Steve was relieved – he may not know about chicken-wire art, but he knew damn well how to argue for a form of art’s legitimacy!

Rick had either done some research beforehand or knew about art on their route already, because the debate was lively and included gestures to some of the graffiti that was on their route. Steve was careful to word his analysis around archetypes and cross-cultural symbols, just to make sure if any of his references were dated, they could be blamed on an international reference point. They barely afforded a second glance walking with the flow of traffic on the packed sidewalks of New York, the few who did double-takes were probably just astonished that an athlete type was knowledgably discussing the artistic philosophy of the great masters.

Steve was intrigued enough by Rick’s points about the “street art” he barely had time to notice the changes, much less gawk at them and betray the impression of ‘local’ they were trying to give. It seemed in no time at all they had reached the indicated garage.

“This is my ride,” Rick said, pointing at a dark green four-door car near the stairwell. “Crappy little Kia I got in high school. The cameras in here are just for show, they don’t actually work, and even if they did the car’s in a blind spot. So here’s the plan, the middle seat in the back goes down and gives access to the trunk. I honestly think it’d be a good idea to stuff you in there until we get out of the city, because odds are whoevers after you is watching cameras for someone leaving the city like a hawk. Moving through streets at a walking pace on a route with as few cameras as I could manage? Workable, especially with our conversation going – nice on that by the way. But sitting in traffic there’s a better than even chance of a camera getting a nice long look at your face.”

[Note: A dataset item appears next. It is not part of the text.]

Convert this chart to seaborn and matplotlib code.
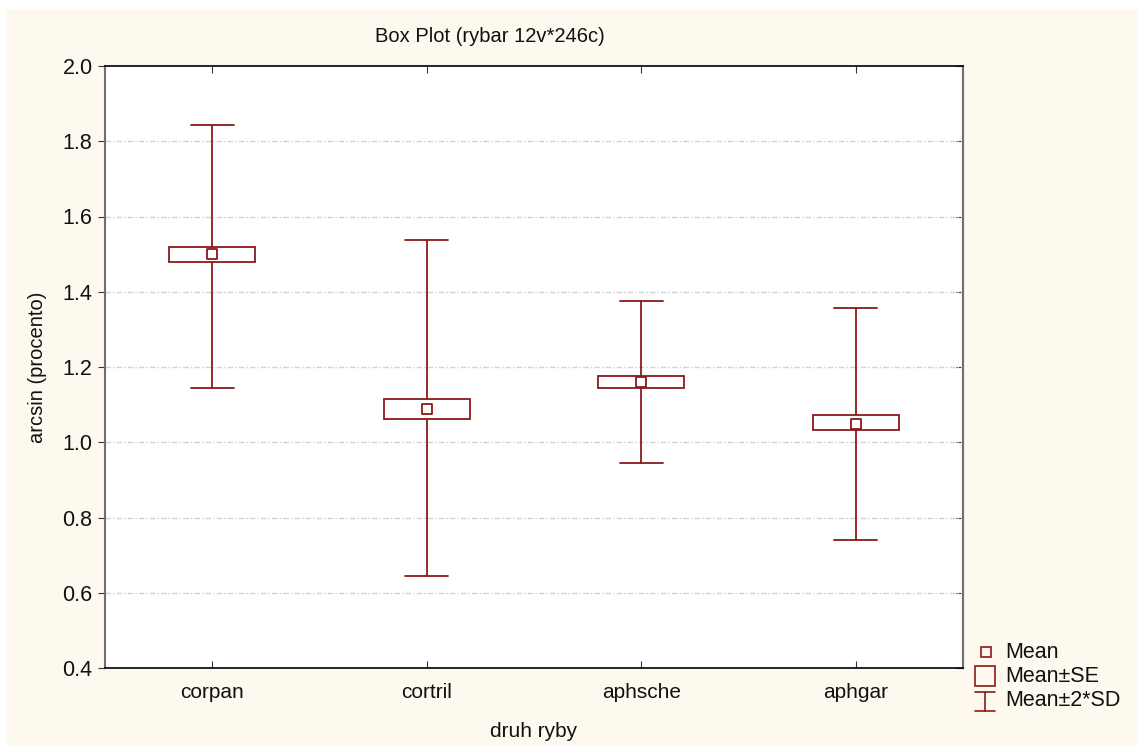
import seaborn as sns
import matplotlib
matplotlib.use('Agg')
from matplotlib import pyplot as plt
from matplotlib.patches import Rectangle
from matplotlib.lines import Line2D

# summary stats
species = ['corpan', 'cortril', 'aphsche', 'aphgar']
means = [1.500, 1.088, 1.160, 1.048]
se_low = [1.480, 1.062, 1.145, 1.033]
se_high = [1.520, 1.115, 1.177, 1.073]
sd2_low = [1.145, 0.644, 0.945, 0.740]
sd2_high = [1.843, 1.537, 1.375, 1.357]
legend_labels = ['Mean', 'Mean\u00b1SE', 'Mean\u00b12*SD']

red = '#8B1A1A'
cream = '#FDF9EF'
W, H = 1138, 746

sns.set_style('ticks')
plt.rcParams['font.family'] = ['Liberation Sans', 'DejaVu Sans']

fig = plt.figure(figsize=(W / 100, H / 100), dpi=100)
fig.patch.set_facecolor('white')


def px(x, y):
    # pixel position (from top-left) -> figure fraction
    return x / W, 1 - y / H


fig.patches.append(Rectangle((7 / W, 0), 1, 737 / H, transform=fig.transFigure,
                             facecolor=cream, edgecolor='none', zorder=-10))
ax = fig.add_axes([105 / W, 78 / H, 858 / W, 602 / H])
ax.set_facecolor('white')

x = list(range(len(species)))
box_w = 0.4
cap_w = 0.1
for i in x:
    ax.plot([i, i], [sd2_low[i], sd2_high[i]], color=red, lw=1.3, zorder=2)
    ax.plot([i - cap_w, i + cap_w], [sd2_low[i]] * 2, color=red, lw=1.3, zorder=2)
    ax.plot([i - cap_w, i + cap_w], [sd2_high[i]] * 2, color=red, lw=1.3, zorder=2)
    ax.add_patch(Rectangle((i - box_w / 2, se_low[i]), box_w, se_high[i] - se_low[i],
                           facecolor='white', edgecolor=red, lw=1.3, zorder=3))

sns.scatterplot(x=x, y=means, marker='s', s=60, facecolor='white', edgecolor=red,
                linewidth=1.3, zorder=4, ax=ax, legend=False)

ax.set_xlim(-0.5, 3.5)
ax.set_ylim(0.4, 2.0)
ax.set_xticks(x)
ax.set_xticklabels(species)
yt = [0.4, 0.6, 0.8, 1.0, 1.2, 1.4, 1.6, 1.8, 2.0]
ax.set_yticks(yt)
ax.set_yticklabels(['%.1f' % v for v in yt])
for v in yt[1:-1]:
    ax.axhline(v, color='#D2D2D2', lw=1, ls=(0, (4, 1.5, 1, 1.5)), zorder=1)

ax.tick_params(axis='x', direction='in', top=True, length=5, labelsize=15, pad=11,
               color='#333333', labelcolor='#111111')
ax.tick_params(axis='y', direction='out', length=5, labelsize=15.5, pad=4,
               color='#333333', labelcolor='#111111')
right = ax.secondary_yaxis('right')
right.set_yticks(yt)
right.tick_params(direction='in', length=5, labelright=False, color='#333333')
right.spines['right'].set_color('#707070')
right.spines['right'].set_linewidth(1.5)
for side in ['top', 'bottom']:
    ax.spines[side].set_color('black')
    ax.spines[side].set_linewidth(1.2)
for side in ['left', 'right']:
    ax.spines[side].set_color('#707070')
    ax.spines[side].set_linewidth(1.5)

ax.set_xlabel('druh ryby', fontsize=15, labelpad=14, color='#111111')
ax.set_ylabel('arcsin (procento)', fontsize=14.5, labelpad=11, color='#111111')
fig.text(*px(490, 37), 'Box Plot (rybar 12v*246c)', fontsize=14.5,
         ha='center', va='center', color='#111111')

# legend drawn by hand in the right margin
tf = fig.transFigure
lx0, ly0 = px(981, 657)
lx1, ly1 = px(991, 647)
fig.patches.append(Rectangle((lx0, ly0), lx1 - lx0, ly1 - ly0, transform=tf,
                             facecolor='none', edgecolor=red, lw=1.2))
bx0, by0 = px(975, 686)
bx1, by1 = px(995, 666)
fig.patches.append(Rectangle((bx0, by0), bx1 - bx0, by1 - by0, transform=tf,
                             facecolor='none', edgecolor=red, lw=1.2))
for yy in [692, 711]:
    a, b = px(975, yy)
    c, d = px(995, yy)
    fig.lines.append(Line2D([a, c], [b, d], transform=tf, color=red, lw=1.2))
a, b = px(985, 692)
c, d = px(985, 711)
fig.lines.append(Line2D([a, c], [b, d], transform=tf, color=red, lw=1.2))
for lab, yy in zip(legend_labels, [652, 677, 701]):
    fig.text(*px(1005, yy), lab, fontsize=15.5, ha='left', va='center', color='#111111')

fig.savefig('out.png', dpi=100, facecolor=fig.get_facecolor())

“Sounds a solid plan to me,” Steve agreed, “Thanks for picking art – could I get books from a library or something about the post-modernists? That Warhol sounded interesting.”

“We can google it,” Rick waved off, “figured if I talked about art you’d at least be able to BS modern lingo.”

“…”

“And we’ll work on that,” Rick grinned, “That’s a great expression though. I’ll need to get a picture, it definitely embodies the WTF sentiment.”

“…Just open the trunk, Rick.”

Steve managed to fold himself into the trunk reasonably comfortably. The windbreaker and cap made for a decent pillow and he was able to at least partially extend his legs when the trunk was shut so it wasn’t the tightest crawl space he’d crammed into since the serum. With the back seat down and letting sunlight and fresh air through, it felt almost roomy.

“So I’m going to toss my coat over the back to artfully hide the trunk opening, just so no one sees you stick your head through or something,” Rick said from the front, windbreaker appearing half-covering his window to the world.

“Just keep some sort of noise going so I don’t flashback. And if I fall asleep, open the trunk from a distance if you can.”

“Yep, there’s a trunk latch thing up here. You like jazz? You’ll love jazz. I’ll play jazz. And I sing along sometimes, sound like a dying cat apparently, so just a heads up.”

With that the engine quietly turned on and the car started moving to the musical accompaniment of some truly incredible saxophone. Steve had thought he’d be getting bruised bumping around in the trunk of a car, but this was incredibly smooth riding – a nap was looking more and more likely if they were stuck in traffic for a while.

Lacing his fingers behind his neck, he stared up at the trunk and smiled. For a few hours at least, he could put aside worries about how he was here, what he was going to do and what had happened to the Commandos. He had some music to enjoy.